The Whale Will Leave You: Moby-Dick, Client Concentration, and the Cost of Chasing Too Hard
There’s a certain thrill when you land your first big client. A marquee name. Seven figures. Real validation. You tell the team. You update the pitch deck. You slap their logo on your homepage as if it's your own. For a moment, you believe: this changes everything.
And it does. Just not in the way you think.
You begin to orbit them. Your roadmap starts mirroring their internal slide decks. Team hires are timed around their invoicing. Sales? Deferred. Why chase five mid-sized clients when one whale pays on time and takes your calls?
This is how it starts.
This is also how it ends.
Ahab had his whale too. It didn’t end well.
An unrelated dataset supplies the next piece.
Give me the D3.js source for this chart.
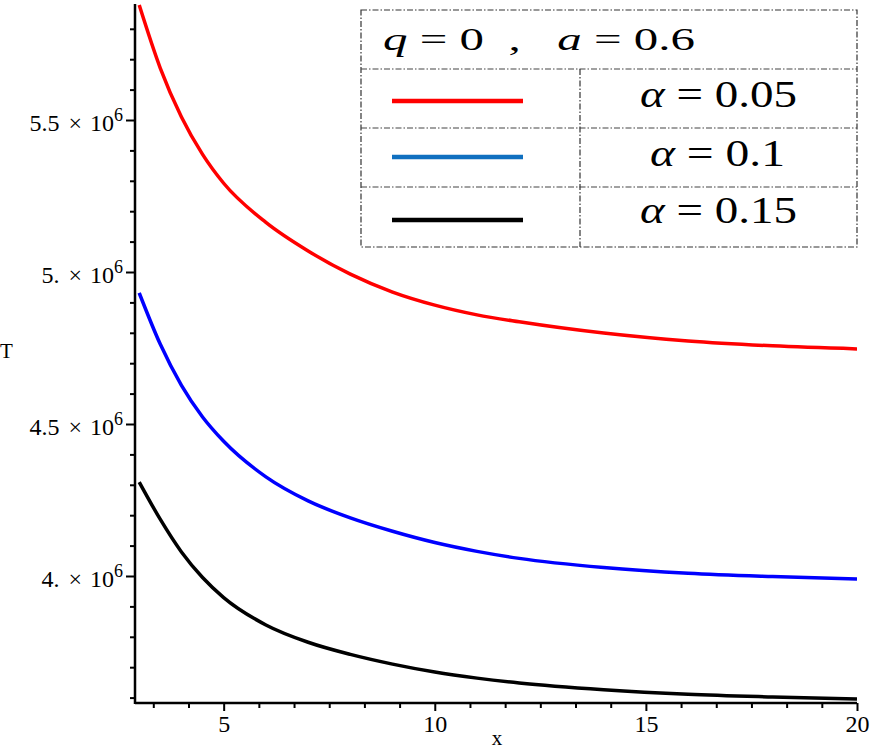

In Moby-Dick, Captain Ahab becomes consumed with the hunt for one singular whale—a white leviathan that maimed him, insulted his pride, and came to represent everything he couldn’t control. The chase, over time, eclipses everything else: his crew, his mission, his reason.
What Melville offers is more than a story about obsession. It’s a meditation on overidentification. On what happens when you attach meaning, survival, and destiny to a single object. In Ahab’s case: the whale. In startups? The whale client.
Founders often fall into the same trap. They find that one big deal—transformative, prestigious, cash-rich—and begin to build around it. The problem is not the size of the client. It’s the gravitational pull. You don’t serve them. You reshape yourself around them.
And like Moby-Dick, the whale is indifferent. It does not care about your cap table, your hiring plans, or the three offsites you ran in their honor. When strategy shifts, or budgets compress, or someone upstairs decides to go another direction—you’re out. Not with a bang, but a politely worded “we’ve enjoyed working together.”
The ocean closes over the wake. The Pequod sinks. You’re left explaining to your board why 78% of your revenue just vanished overnight.
There’s a reason sales teams call it “whale hunting.” And there's a reason Melville’s book doesn’t end in triumph.
Dependency on one client—even a good one—is not strategy. It’s operational leverage in drag. Comfort masquerading as momentum.
There’s an old rule in business: if one customer accounts for more than 30% of your revenue, you don’t have a company. You have an arrangement. One that ends the moment someone runs a strategic review or joins a new department with their own preferred vendor.
So what’s the antidote?
Diversification is not a luxury. It’s insurance.
Always cultivate other clients. Always be validating other partnerships, even if they pay less or are slower to close. Don’t build custom features that can’t be reused. Don’t fund your growth on the assumption that the next renewal is a sure thing.
Even if the whale stays with you for years, you still need a plan B. And C. And D. Your future depends not on maintaining perfect alignment with one account manager, but on optionality—the ability to withstand abandonment.
Ahab could’ve walked away. He could’ve turned the ship around. He could’ve lived. He chose the whale instead.
Closing Thought: Don’t Be Ahab
Take the deal. Celebrate the logo. Deliver real value. But remember: every whale, no matter how loyal today, swims under a bigger flag—corporate incentives. And when priorities shift, your “strategic alignment” might simply vanish in a procurement spreadsheet.
So yes, go hunting. But never build the ship just for the whale.
Because Moby-Dick always wins. And you, unlike Ahab, need to live to tell the next story.